Abstract: Over the past few decades, income and wealth inequality have emerged as defining fixtures of the modern U.S. economy. Born of a desire to study the differential effects of policy decisions on a variegated group of economic actors, heterogeneous agent (HA) models enable researchers to incorporate critical differentiation in household income, wealth, and consumption behavior into their analyses of economic phenomena. Yet, while great academic progress has been made developing such models, many policy institutions have been slow to shift from the “representative agent” paradigm. This is due, in large part, to computational strain surrounding HA models' solution and estimation. However, thanks to speed gains made possible by innovations in computing languages like Julia, what was once too computationally taxing for policy purposes has become both feasible to run and elegant to implement. This talk will provide an overview of the Federal Reserve Bank of New York's (NY Fed) HA dynamic stochastic general equilibrium (DSGE) model development process in Julia, walking through our navigation of Julia-specific functionality in the process. Comparisons of performance relative to MATLAB and FORTRAN will be provided.

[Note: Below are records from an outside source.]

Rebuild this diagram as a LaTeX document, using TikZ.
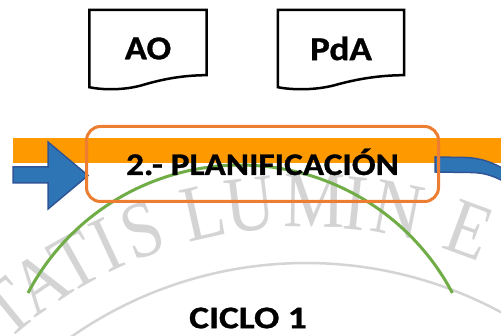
\documentclass[tikz,border=0pt]{standalone}
\usepackage{fontspec}
\setmainfont{Carlito}
\newfontfamily\heavyfont{Carlito}[UprightFont=*-Bold, FakeBold=0.8]
\newfontfamily\wmfont{Liberation Serif}
\usetikzlibrary{calc}
\definecolor{bandorange}{HTML}{FF9900}
\definecolor{boxorange}{HTML}{ED7D31}
\definecolor{arrowblue}{HTML}{2E75B6}
\definecolor{arrowborder}{HTML}{2F5597}
\definecolor{arcgreen}{HTML}{70AD47}
\definecolor{wmgray}{HTML}{D4D4D4}
\begin{document}
\begin{tikzpicture}[x=1pt,y=1pt,
  doctext/.style={font=\fontsize{33.5}{33.5}\selectfont\heavyfont, inner sep=0pt, minimum height=77, text=black},
  docline/.style={draw=black, line width=2.5pt, line join=miter},
  bluearrow/.style={fill=arrowblue, draw=arrowborder, line width=1.5pt, line join=miter},
  bigtext/.style={font=\fontsize{31.5}{31.5}\selectfont\heavyfont, inner sep=0pt, text=black},
  wmletter/.style={font=\fontsize{80}{80}\selectfont\wmfont, text=wmgray, inner sep=0pt, anchor=base}]
\useasboundingbox (0,0) rectangle (501,336);
\fill[white] (0,0) rectangle (501,336);
% watermark
\coordinate (wmc) at (306,-337);
\foreach \ch/\ang [count=\i] in {T/129.3, A/124.2, T/119.3, I/114.9, S/110.3, L/102.6, U/96.8, M/89, I/84, N/78.8, E/69.8}{
  \node[wmletter, rotate=\ang-90] (wm\i) at ($(wmc)+(\ang:446)$) {\scalebox{0.86}[1]{\ch}};
}
\draw[wmgray, line width=2.5pt] ($(wmc)+(132:410)$) arc[start angle=132, end angle=45, radius=410];
% band
\fill[bandorange] (13,173) rectangle (501,198);
% green arc
\draw[arcgreen, line width=3pt] (28,43) arc[start angle=152.15, end angle=27.85, radius=240];
% arrows
\filldraw[bluearrow] (13,153) -- (48,153) -- (48,127) -- (88,160.5) -- (48,194) -- (48,169) -- (13,169) -- cycle;
\filldraw[bluearrow] (435,179) -- (465,178.5) .. controls (482,178) and (495,173) .. (512,162)
  -- (512,150) .. controls (495,160) and (485,163.5) .. (470,163.5) -- (435,164) -- cycle;
% box
\node[bigtext, draw=boxorange, line width=3pt, rounded corners=14pt, minimum width=352, minimum height=75, text height=22, text depth=0pt] (plan) at (262.5,172) {\scalebox{1.12}[1]{2.- PLANIFICACIÓN}};
% documents
\node[doctext, minimum width=117] (ao) at (148,287.5) {\scalebox{1.09}[1]{AO}};
\node[doctext, minimum width=126] (pda) at (341,287.5) {\scalebox{1.11}[1]{PdA}};
\foreach \n in {ao,pda}{
\draw[docline] (\n.south west) -- (\n.north west) -- (\n.north east) -- ([yshift=12]\n.south east)
  .. controls ($(\n.south west)!0.8!(\n.south east)+(0,12)$) and ($(\n.south west)!0.62!(\n.south east)+(0,8)$) .. ($(\n.south west)!0.45!(\n.south east)+(0,2)$)
  .. controls ($(\n.south west)!0.3!(\n.south east)+(0,-3)$) and ($(\n.south west)!0.12!(\n.south east)+(0,-3)$) .. (\n.south west) -- cycle;
}
\node[bigtext] (ciclo) at (248,18) {\scalebox{1.19}[1]{CICLO 1}};
\end{tikzpicture}
\end{document}
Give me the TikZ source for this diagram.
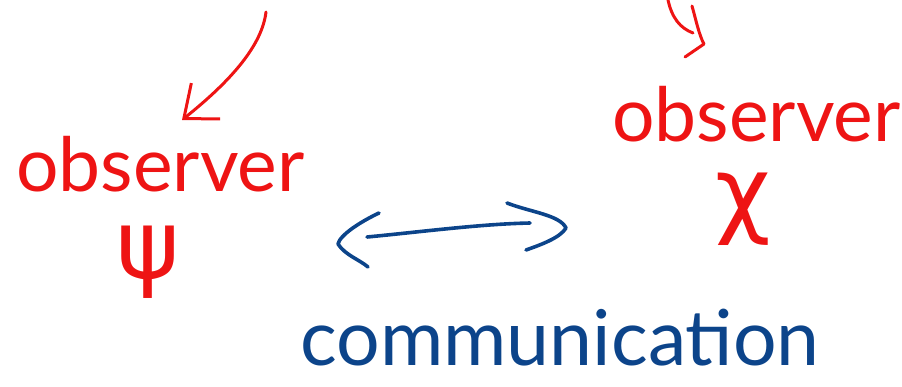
\documentclass[tikz,border=0pt]{standalone}
\usepackage{fontspec}
\setmainfont{Lato}
\newfontfamily\greekfont{DejaVu Sans}
\usetikzlibrary{arrows.meta}
\definecolor{inkred}{RGB}{238,20,20}
\definecolor{inkblue}{RGB}{12,68,138}
\tikzset{
  redlabel/.style={text=inkred, inner sep=0pt, text depth=0pt, font=\fontsize{75}{86}\selectfont},
  greeklabel/.style={text=inkred, inner sep=0pt, text height=50pt, text depth=19pt, font=\greekfont\fontsize{96}{106}\selectfont},
  bluelabel/.style={text=inkblue, inner sep=0pt, text depth=0pt, font=\fontsize{77}{88}\selectfont},
  redstroke/.style={draw=inkred, line width=3pt, line cap=round, line join=round},
  bluestroke/.style={draw=inkblue, line width=3.6pt, line cap=round, line join=round},
}
\begin{document}
\begin{tikzpicture}[x=1pt,y=-1pt]
\useasboundingbox (0,0) rectangle (902,386);
% labels
\node[redlabel, anchor=base west] (obsL) at (16,191) {observer};
\node[greeklabel, anchor=base] (psi) at (148,278) {ψ};
\node[redlabel, anchor=base west] (obsR) at (612,141) {observer};
\node[greeklabel, anchor=base] (chi) at (743,225) {χ};
\node[bluelabel, anchor=base west] (comm) at (300,365) {communication};
% left red arrow
\coordinate (srcL) at (266,12);
\coordinate (tipL) at (182,120);
\draw[redstroke, -{Straight Barb[length=28pt,width=46pt,line width=3pt]}]
  (srcL) .. controls (262,45) and (232,80) .. (tipL);
% right red hook arrow
\coordinate (srcR) at (668,0);
\coordinate (tipR) at (704,44);
\draw[redstroke] (srcR) .. controls (672,18) and (680,28) .. (693,33);
\draw[redstroke] (692,6) .. controls (696,20) and (699,35) .. (tipR) -- (685,57);
% blue double arrow
\coordinate (aL) at (338,244);
\coordinate (aR) at (566,228);
\draw[bluestroke] (367,237) .. controls (420,232) and (480,224) .. (530,223);
\draw[bluestroke] (379,213) .. controls (360,222) and (340,235) .. (aL) .. controls (345,255) and (360,260) .. (368,267);
\draw[bluestroke] (507,203) .. controls (530,212) and (560,215) .. (aR) .. controls (560,238) and (540,245) .. (526,250);
\end{tikzpicture}
\end{document}
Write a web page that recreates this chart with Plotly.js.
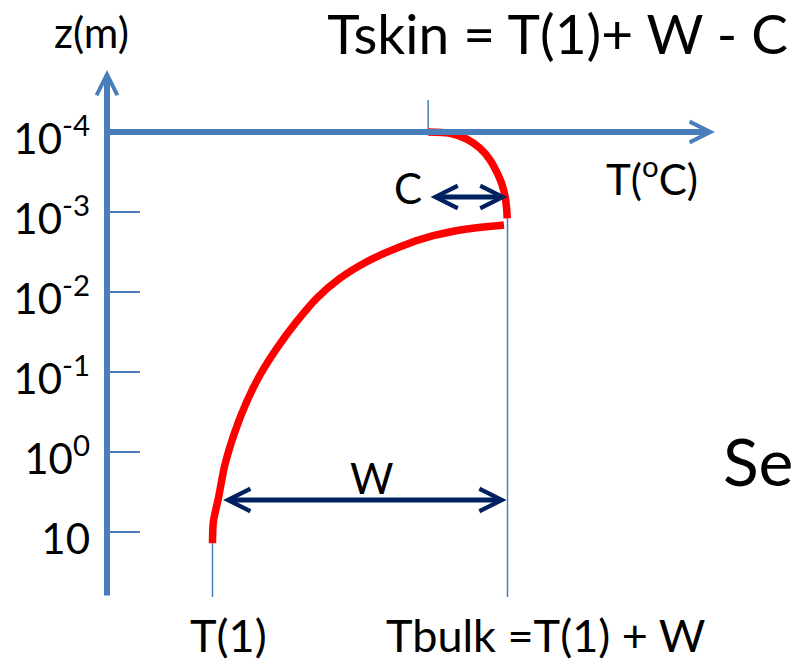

Description: Heterogeneous agent models, in contrast to representative agent models, allow for heterogeneity in various features among agents in an economy, at both the household and firm level. Examples of such heterogeneity might include age, risk-tolerance, skills, and discounting of the future --- features that manifest themselves in heterogeneity in the wealth distribution. Recent work in macroeconomic literature reveals the monetary and fiscal policy implications for HA models can differ widely from their representative counterparts. Such models may be implemented in either discrete or continuous time, posing challenges for their intuitive out-of-the-box deployment as well as succinct tailoring of model-specific solution methods. The solving of large-scale macroeconomic models is sufficiently complex in the representative agent case; the dimensionality of problems increases considerably with the addition of heterogeneity, especially in continuous-time, lending itself well to Julia’s strengths.

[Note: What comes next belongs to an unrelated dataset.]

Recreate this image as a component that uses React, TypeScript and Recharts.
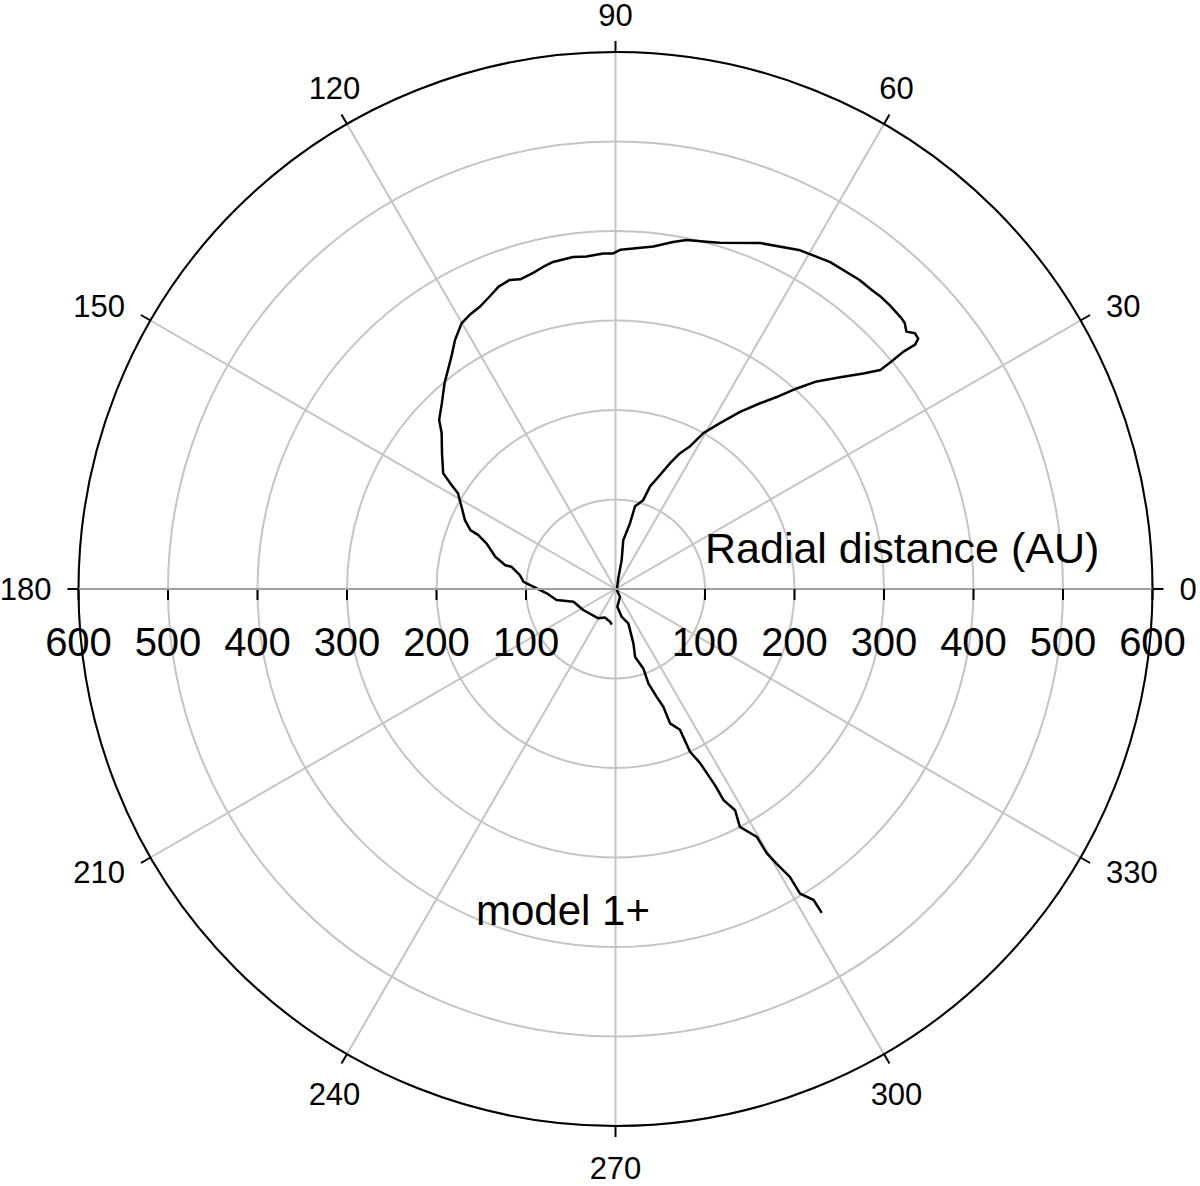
import { RadarChart, PolarGrid, PolarAngleAxis, PolarRadiusAxis, Radar } from "recharts";

const angleTicks = [0, 30, 60, 90, 120, 150, 180, 210, 240, 270, 300, 330];
const radiusTicks = [0, 100, 200, 300, 400, 500, 600];

// model 1+ track: polar angle (deg) and radial distance (AU), in drawing order
const trackAngle = [
  302.5, 302.5, 301.2, 301.2, 300.4, 299.8, 299.7, 297.6, 298.4, 297.1,
  296.9, 295.9, 294.6, 294.6, 292.1, 292.1, 290.9, 289.2, 289.3, 286.1,
  288.2, 290.5, 282.6, 275.8, 300.3, 320, 75.3, 77.9, 81.0, 77.6,
  76.7, 72.7, 71.4, 69.1, 66.6, 64.6, 62.4, 60.6, 57.8, 54.9,
  52.1, 50.0, 47.9, 45.9, 43.3, 41.0, 39.6, 39.5, 39.5, 39.2,
  39.6, 40.5, 41.5, 42.6, 43.4, 46.0, 47.9, 49.4, 51.7, 56.7,
  61.4, 67.3, 73.2, 75.3, 78.5, 80.6, 83.7, 87.0, 89.2, 90.4,
  92.1, 95.0, 97.3, 100.8, 102.6, 104.6, 107.1, 108.9, 111.2, 112.5,
  115.6, 118.0, 120.1, 122.8, 125.2, 129.7, 133.1, 136.2, 138.1, 142.0,
  146.1, 147.4, 148.7, 151.9, 155.4, 157.9, 158.5, 160.5, 165.0, 167.8,
  167.9, 171.7, 175.5, 178.4, 183.6, 190.6, 196.8, 213.1, 239.6, 249.6,
  260.5, 264.0,
];
const trackRadius = [
  429, 412, 398, 376, 356, 340, 319, 300, 281, 265,
  246, 216, 200, 173, 162, 142, 129, 112, 94, 79,
  64, 41, 32, 20, 10, 2, 12, 33, 55, 75,
  95, 104, 121, 134, 153, 168, 180, 200, 219, 242,
  263, 280, 302, 323, 345, 367, 384, 400, 417, 432,
  439, 440, 434, 439, 440, 441, 441, 440, 440, 437,
  431, 419, 404, 401, 398, 393, 385, 381, 379, 375,
  375, 373, 374, 372, 369, 365, 362, 365, 362, 358,
  350, 347, 343, 331, 318, 299, 284, 273, 261, 246,
  232, 219, 206, 195, 185, 175, 165, 153, 139, 126,
  119, 108, 103, 92, 77, 67, 49, 43, 38, 34,
  37, 40,
];

const track = trackAngle.map((a, i) => ({ angle: a, r: trackRadius[i] }));

const FONT = "'Liberation Sans', Arial, sans-serif";
const CX = 615.5;
const CY = 589;

function AngleTick(props: any) {
  const { x, y, payload } = props;
  const a = (payload.value * Math.PI) / 180;
  const c = Math.cos(a);
  const s = Math.sin(a);
  let tx = x;
  let ty = y;
  let anchor = "middle";
  if (Math.abs(c) > 0.7) {
    anchor = c > 0 ? "start" : "end";
    tx = x + (c > 0 ? 16 : -16);
    ty = y - s * 18;
  } else {
    tx = x + c * 14;
    ty = s > 0 ? y - 26 : y + 31;
  }
  return (
    <text x={tx} y={ty} textAnchor={anchor} dominantBaseline="central" fontSize={31} fontFamily={FONT} fill="#000">
      {payload.value}
    </text>
  );
}

// tick + label on the 0° half, mirrored onto the 180° half
function RadiusTick(props: any) {
  const { x, y, payload } = props;
  if (payload.value === 0) return <g />;
  const mx = 2 * CX - x;
  return (
    <g>
      {payload.value === 600 && (
        <line x1={mx} y1={y} x2={CX} y2={y} stroke="#a0a0a0" strokeWidth={2} />
      )}
      <line x1={x} y1={y} x2={x} y2={y + 11} stroke="#000" strokeWidth={2} />
      <line x1={mx} y1={y} x2={mx} y2={y + 11} stroke="#000" strokeWidth={2} />
      <text x={x} y={y + 53} textAnchor="middle" dominantBaseline="central" fontSize={40} fontFamily={FONT} fill="#000">
        {payload.value}
      </text>
      <text x={mx} y={y + 53} textAnchor="middle" dominantBaseline="central" fontSize={40} fontFamily={FONT} fill="#000">
        {payload.value}
      </text>
    </g>
  );
}

// open path through the points recharts computed (radar would close it)
function TrackLine(props: any) {
  const pts = (props.points || []).filter((p: any) => Number.isFinite(p.x) && Number.isFinite(p.y));
  const d = pts.map((p: any, i: number) => `${i ? "L" : "M"}${p.x},${p.y}`).join(" ");
  return <path d={d} fill="none" stroke="#000" strokeWidth={2.5} strokeLinejoin="round" />;
}

export default function App() {
  return (
    <div style={{ position: "absolute", left: 0, top: 0, width: 1200, height: 1186, background: "#fff" }}>
      <RadarChart
        width={1200}
        height={1186}
        data={track}
        cx={CX}
        cy={CY}
        innerRadius={0}
        outerRadius={537}
        startAngle={0}
        endAngle={360}
        margin={{ top: 0, right: 0, bottom: 0, left: 0 }}
      >
        <PolarGrid gridType="circle" stroke="#c4c4c4" strokeWidth={2} />
        <PolarAngleAxis
          dataKey="angle"
          type="number"
          domain={[0, 360]}
          ticks={angleTicks}
          axisLineType="circle"
          axisLine={{ stroke: "#000", strokeWidth: 2 }}
          tickLine={{ stroke: "#000", strokeWidth: 2 }}
          tickSize={11}
          tick={<AngleTick />}
        />
        <PolarRadiusAxis
          angle={0}
          type="number"
          domain={[0, 600]}
          ticks={radiusTicks}
          tickCount={7}
          axisLine={{ stroke: "#a0a0a0", strokeWidth: 2 }}
          tick={<RadiusTick />}
        />
        <Radar dataKey="r" shape={<TrackLine />} dot={false} isAnimationActive={false} />
      </RadarChart>
      <svg width={1200} height={1186} style={{ position: "absolute", left: 0, top: 0, pointerEvents: "none" }}>
        <text x={705} y={563} fontSize={43} fontFamily={FONT} fill="#000">
          Radial distance (AU)
        </text>
        <text x={476} y={925} fontSize={42} fontFamily={FONT} fill="#000">
          model 1+
        </text>
      </svg>
    </div>
  );
}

In the past year, our team has ported several HA models—along with algorithms to discretize, linearize, and solve them—from both MATLAB and FORTRAN for integration into our codebase. package. This addition comes at the heals of the release of our DSGE.jl package, whose other components, such as representative agent model solution, estimation, and forecasting, were the subject of past presentations at JuliaCons 2016-2018. I will discuss the respects Julia has provided us technical flexibility in constructing coherent type hierarchies, employing multiple dispatch, and utilizing distributed computing, as well as how we managed various design decisions pertaining to variable scope, typing, and parallelization, so as to optimize for memory usage and runtime. I will cover the technical constraints and considerations imposed by our production environment at the NY Fed, and offer advice for what we found accommodated our cluster setup. Finally, I will shed light on how HA models may expand the toolkit for policymakers and academics.

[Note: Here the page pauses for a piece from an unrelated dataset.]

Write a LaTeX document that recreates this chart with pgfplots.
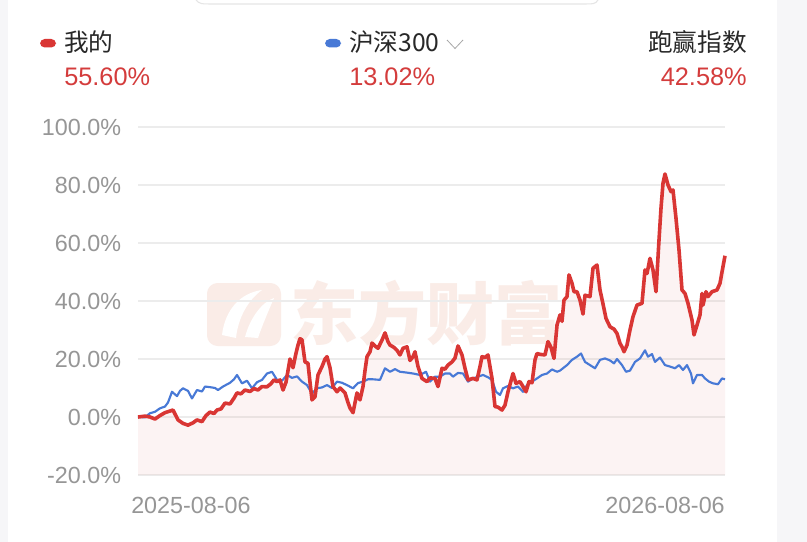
\documentclass[border=0pt]{standalone}
\usepackage{fontspec}
\setmainfont{Liberation Sans}
\newfontfamily\cjk{Noto Sans CJK SC}
\usepackage{pgfplots}
\usepackage{pgfplotstable}
\pgfplotsset{compat=1.18}
\definecolor{myred}{RGB}{217,54,52}
\definecolor{myblue}{RGB}{72,121,214}
\definecolor{tickgray}{RGB}{150,150,150}
\definecolor{darktext}{RGB}{40,40,40}
\definecolor{pcred}{RGB}{212,60,60}
\definecolor{wm}{RGB}{250,236,231}
\definecolor{gridc}{RGB}{236,236,236}
\definecolor{band}{RGB}{246,246,248}

% x = horizontal position (screen px, 138 = 2025-08-06, 725 = 2026-08-06), y = return in %
\pgfplotstableread{
px pct
138 0
145 0.3
150 0
155 -0.7
160 0.5
165 1.5
173 2.4
178 -1
183 -2.2
188 -2.8
193 -2
197 -1
202 -1.6
206 0.5
210 1.7
214 1.2
217 2.4
221 2.8
225 4.8
230 4.5
234 6.5
237 8.3
241 8.0
245 9.3
250 8.8
254 9.8
258 9.3
262 10.5
267 10.4
271 11.5
274 12.8
277 12.2
280 12.8
283 9.3
286 12
290 20
293 17
296 22
298 24.8
300 27
302 26.6
305 19
308 18.5
310 12
312 5.9
315 7
318 14.5
322 17.4
325 20
327 20.8
330 17
333 10.5
337 8.7
340 10
343 9
345 8.3
348 5
350 3.1
353 1.5
357 8.3
360 5.9
363 10.5
365 16
367 20.8
370 22.5
372 25.5
375 24.5
378 23.7
382 26.5
385 29
388 26
390 24.8
394 24
397 23
400 21.4
403 23.7
407 24.2
410 19.5
413 20.8
415 22.5
418 17.4
422 13.3
427 12.2
430 13.5
435 13.3
438 10.5
442 16.8
445 16.5
448 17.9
452 19
455 20.3
458 24.5
462 21.4
465 16.8
468 12.8
473 13.3
477 12.8
480 17.4
482 20.8
485 20.5
488 21.4
492 13.3
495 3.6
498 3.4
502 2.4
505 4.1
508 8.7
513 15
516 11.6
520 12.2
523 10.5
526 8.7
529 12.2
532 11.8
535 19.7
537 21.9
540 21.6
545 21.4
548 26
551 24
554 20.2
557 31.7
560 35.2
562 33
564 40.3
567 41.5
569 49
572 46.1
574 43.2
577 43.2
580 40.3
583 35.5
585 42
590 41.5
593 51.3
597 52.4
600 43.8
603 39
606 34
610 31.1
614 30.3
617 28.8
620 25.4
622 24.2
624 22.5
627 24.8
630 30
633 34.6
637 38.6
642 39.2
645 50.7
647 49.5
650 54.7
653 50.7
656 43.2
659 61
661 72
663 80.6
665 83.8
668 80
671 77.7
673 78.3
676 68.5
679 57.6
682 43.8
685 42.6
688 39.2
692 33.4
694 28.3
697 31.7
700 35.2
702 42.6
703 38.6
706 43.2
708 41.5
712 43.2
717 43.8
720 46.1
722 50
725 55.6
}\mine

\pgfplotstableread{
px pct
138 0
145 -0.1
150 1.3
155 1.8
160 3
165 3.6
168 5
172 8.7
177 7.2
180 9
183 9.9
188 9
192 6.4
197 9.3
202 8.8
205 10.5
210 10.3
215 10
218 9.3
223 10.5
230 11.8
234 13
237 14.5
242 11.6
247 12.5
252 9.9
257 12
262 12.8
267 15
272 15.6
277 12.8
282 12.5
287 14.5
292 13.5
297 14
302 12.2
307 11
312 8.1
317 9.9
322 10.2
327 11
332 10
337 12.2
342 11.8
347 11
353 9.9
358 11.7
363 12.2
368 13
373 13
380 12.8
385 16.8
390 15.6
395 16.5
400 15.6
407 15.3
413 15
420 14.5
426 15.6
430 12.2
435 13.9
440 13.9
445 15
450 15
453 13.9
458 15.2
463 15
468 12.2
473 13.3
478 13.9
483 14.5
488 13.7
492 12.8
496 8.7
500 7.6
503 9.9
508 10.7
513 9.9
518 10.5
523 8.7
527 11
532 12.2
537 13.3
542 14.5
547 15
552 16.4
557 15.6
560 16
567 17.9
572 19.7
577 20.8
581 21.9
585 19
590 17.9
595 16.8
600 19.7
605 20.2
610 19.5
614 18.5
617 20
622 17.9
626 15.6
630 16
635 19
640 20.2
645 23
648 20.8
652 21.7
655 19
660 20.5
665 17.9
670 17.4
675 16.8
679 17.9
683 16.2
687 17.9
691 15
693 11.6
697 14.5
702 14.5
705 13.3
709 12.2
713 11.6
718 11.3
722 13.3
725 13.0
}\hs

\begin{document}
\begin{tikzpicture}
\begin{scope}[x=0.75pt,y=-0.75pt]
  \path[use as bounding box] (0,0) rectangle (807,542);
  \fill[white] (0,0) rectangle (807,542);
  \fill[band] (777,0) rectangle (807,542);
  \fill[band] (0,0) rectangle (8,542);
  \draw[gray!20, line width=0.8pt] (196,0) .. controls (200,4) .. (215,4) -- (580,4) .. controls (595,4) .. (598,0);
  % header
  \fill[myred, rounded corners=3.5pt] (40,39) rectangle (56,47.5);
  \node[anchor=west, inner sep=0pt, text=darktext] at (64,42) {\fontsize{18.5pt}{20pt}\selectfont\cjk 我的};
  \node[anchor=west, inner sep=0pt, text=pcred] at (64,77) {\fontsize{19pt}{20pt}\selectfont 55.60\%};
  \fill[myblue, rounded corners=3.5pt] (325,39) rectangle (341,47.5);
  \node[anchor=west, inner sep=0pt, text=darktext] at (349,42) {\fontsize{18.5pt}{20pt}\selectfont\cjk 沪深300};
  \draw[gray!70, line width=0.6pt] (447,40) -- (455,48.5) -- (463,40);
  \node[anchor=west, inner sep=0pt, text=pcred] at (349,77) {\fontsize{19pt}{20pt}\selectfont 13.02\%};
  \node[anchor=east, inner sep=0pt, text=darktext] at (747,42) {\fontsize{18.5pt}{20pt}\selectfont\cjk 跑赢指数};
  \node[anchor=east, inner sep=0pt, text=pcred] at (747,77) {\fontsize{19pt}{20pt}\selectfont 42.58\%};
  % watermark
  \fill[wm, rounded corners=8pt] (207,283) rectangle (281,346);
  \fill[white] (222,335) .. controls (225,310) and (240,293) .. (262,290) .. controls (248,300) and (238,318) .. (236,338) -- cycle;
  \fill[white] (245,337) .. controls (250,318) and (262,302) .. (274,298) .. controls (268,312) and (262,326) .. (258,338) -- cycle;
  \node[anchor=west, inner sep=0pt, text=wm] at (290,313) {\fontsize{51pt}{52pt}\selectfont\cjk\bfseries 东方财富};
  % dates
  \node[anchor=west, inner sep=0pt, text=tickgray] at (131,505) {\fontsize{17.5pt}{18pt}\selectfont 2025-08-06};
  \node[anchor=east, inner sep=0pt, text=tickgray] at (725,505) {\fontsize{17.5pt}{18pt}\selectfont 2026-08-06};
\end{scope}
\begin{axis}[
  at={(103.5pt,-356.25pt)}, anchor=south west,
  scale only axis, width=440.25pt, height=261pt,
  xmin=138, xmax=725, ymin=-20, ymax=100,
  axis line style={draw=none},
  major tick length=0pt,
  xtick=\empty,
  ytick={-20,0,20,40,60,80,100},
  ymajorgrids, grid style={gridc, line width=0.8pt},
  /pgf/number format/assume math mode=true,
  yticklabel={\pgfmathprintnumber[fixed,fixed zerofill,precision=1]{\tick}\%},
  yticklabel style={text=tickgray, font=\fontsize{17.5pt}{18pt}\selectfont, inner sep=0pt, anchor=east, xshift=-12.5pt},
  clip=false,
]
\addplot[fill=myred, fill opacity=0.055, draw=none, forget plot] table[x=px,y=pct] {\mine} -- (axis cs:725,-20) -- (axis cs:138,-20) -- cycle;
\addplot[myblue, line width=1.6pt, line join=round] table[x=px,y=pct] {\hs};
\addplot[myred, line width=2.7pt, line join=round] table[x=px,y=pct] {\mine};
\end{axis}
\end{tikzpicture}
\end{document}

Disclaimer: This talk reflects the experience of the author and does not represent an endorsement by the Federal Reserve Bank of New York or the Federal Reserve System of any particular product or service, The views expressed in this talk are those of the authors and do not necessarily reflect the position of the Federal Reserve Bank of New York or the Federal Reserve System. Any errors or omissions are the responsibility of the authors.
Rebecca is a Senior Research Analyst at the Federal Reserve Bank of New York, employing dynamic stochastic general equilibrium (DSGE) models for macroeconomic forecasting and policy analysis. She holds a dual degree in mathematics and computer science from Brown University.